Photo/IllutrationJapanese author Haruki Murakami, center, attends an exchange meeting with his readers at La Colline Theatre National in Paris on Feb. 23. (Sawaaki Hikita)

PARIS--Internationally acclaimed novelist Haruki Murakami emphasized the importance of telling "true history" at a talk here Feb. 23 and encouraged young readers to seize the power to believe in a better world.

The 70-year-old novelist participated in the exchange before the final performance of "Kafka on the Shore" at La Colline Theatre National as part Japonisme 2018, an exhibition to introduce Japanese arts and culture.

Wearing a black blazer and sneakers, Murakami spoke in front of 650 people for about 90 minutes before the play, originally produced by the late Japanese theater director Yukio Ninagawa, and took questions from French students and others in Japanese using an interpreter.

Asked about politics, Murakami said, "Populism is against globalism and far-right ideologies have been emerging. Japan is also facing the problem of nuclear power. I have my own opinions on such issues, but I am not sure how to express them in my novels. This has become my main challenge."

Referring to World War II, Murakami said: "I try to write about war as much as I can in my novels. Even in Japan, historical revisionism has been a problem. Attempting to keep only history that we find convenient is a problem many countries face, but we must be against it.

"In my generation, we tried to tell true history."

Murakami added, "The deliberate telling of false history has spread because of the Internet. It's very dangerous."

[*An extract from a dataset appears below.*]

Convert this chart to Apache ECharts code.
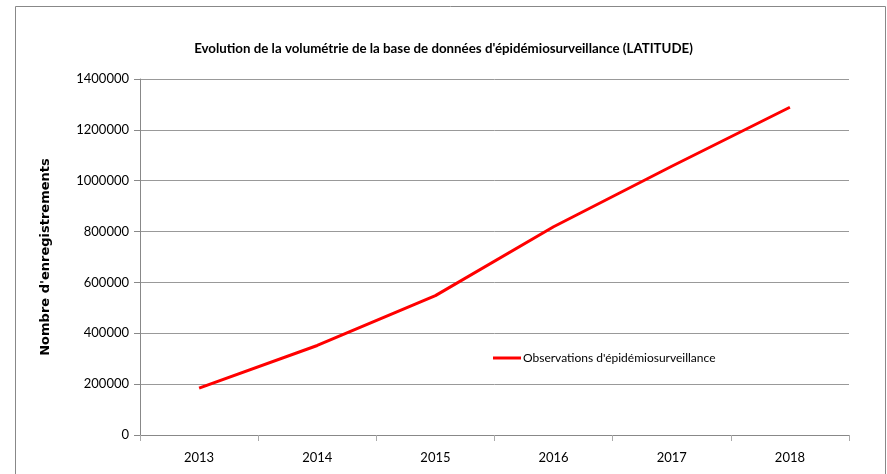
<!DOCTYPE html>
<html>
<head>
<meta charset="utf-8">
<script src="https://cdn.jsdelivr.net/npm/echarts@6/dist/echarts.min.js"></script>
<style>
  html, body { margin: 0; padding: 0; background: #fff; }
  #main-chart { width: 887px; height: 474px; }
</style>
</head>
<body>
<div id="main-chart"></div>
<script>
const years = ['2013', '2014', '2015', '2016', '2017', '2018'];
const observations = [184000, 352000, 548000, 819000, 1057000, 1289000];
const yTicks = [0, 200000, 400000, 600000, 800000, 1000000, 1200000, 1400000];

// Lato is the closest installed match to Calibri
const narrow = 'Lato, "Liberation Sans Narrow", sans-serif';
const chart = echarts.init(document.getElementById('main-chart'));

const option = {
    animation: false,
    backgroundColor: '#fff',
    title: {
        text: "Evolution de la volumétrie de la base de données d'épidémiosurveillance (LATITUDE)",
        left: 'center',
        top: 37,
        textStyle: { fontFamily: narrow, fontSize: 13.3, fontWeight: 'bold', color: '#000' }
    },
    graphic: [{
        type: 'rect',
        shape: { x: 15.5, y: 6.5, width: 870, height: 480 },
        style: { fill: 'none', stroke: '#888', lineWidth: 1 }
    }],
    legend: {
        left: 488,
        top: 347,
        itemWidth: 28,
        itemHeight: 3,
        itemGap: 2,
        icon: 'rect',
        textStyle: { fontFamily: narrow, fontSize: 12, color: '#000', padding: [0, 0, 0, -3] },
        data: ['Observations d\'épidémiosurveillance']
    },
    grid: { left: 140, right: 38, top: 79, bottom: 39 },
    xAxis: {
        type: 'category',
        data: years,
        boundaryGap: true,
        axisLine: { lineStyle: { color: '#888' } },
        axisTick: { show: true, length: 6, lineStyle: { color: '#aaa' } },
        axisLabel: { fontFamily: narrow, fontSize: 13, color: '#000', margin: 16 }
    },
    yAxis: {
        type: 'value',
        min: yTicks[0],
        max: yTicks[yTicks.length - 1],
        interval: 200000,
        name: "Nombre d'enregistrements",
        nameLocation: 'middle',
        nameGap: 88,
        nameTextStyle: { fontFamily: '"DejaVu Sans", sans-serif', fontSize: 13, fontWeight: 'bold', color: '#000' },
        axisLine: { show: true, lineStyle: { color: '#888' } },
        axisTick: { show: true, length: 6, lineStyle: { color: '#888' } },
        splitLine: { lineStyle: { color: '#999' } },
        axisLabel: { fontFamily: narrow, fontSize: 13, color: '#000', margin: 11, formatter: v => String(v) }
    },
    series: [{
        name: 'Observations d\'épidémiosurveillance',
        type: 'line',
        data: observations,
        symbol: 'none',
        lineStyle: { color: '#ff0000', width: 3 },
        itemStyle: { color: '#ff0000' }
    }]
};

chart.setOption(option);
</script>
</body>
</html>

In response to the question, "How do you pass down (to the next generation) what you took over from the past generation?" Murakami replied, "When we are young, we tend to believe that the world will become better. However, we have lived without this ideal for some time now.

"These days, young people tend to think the world will get worse. In some way, I have to pass on my idealism, which I had held in my mind since I was a teen."

Regarding the driving force behind his novels, Murakami said: "We don't know what will happen next in the world. But I have faith in those times in history tens of thousands of years ago when people lived in caves and told stories at night to deal with their anxieties and fears.

"Our origins will always remain the same, even as the world moves ahead. I believe in the power (of storytelling)."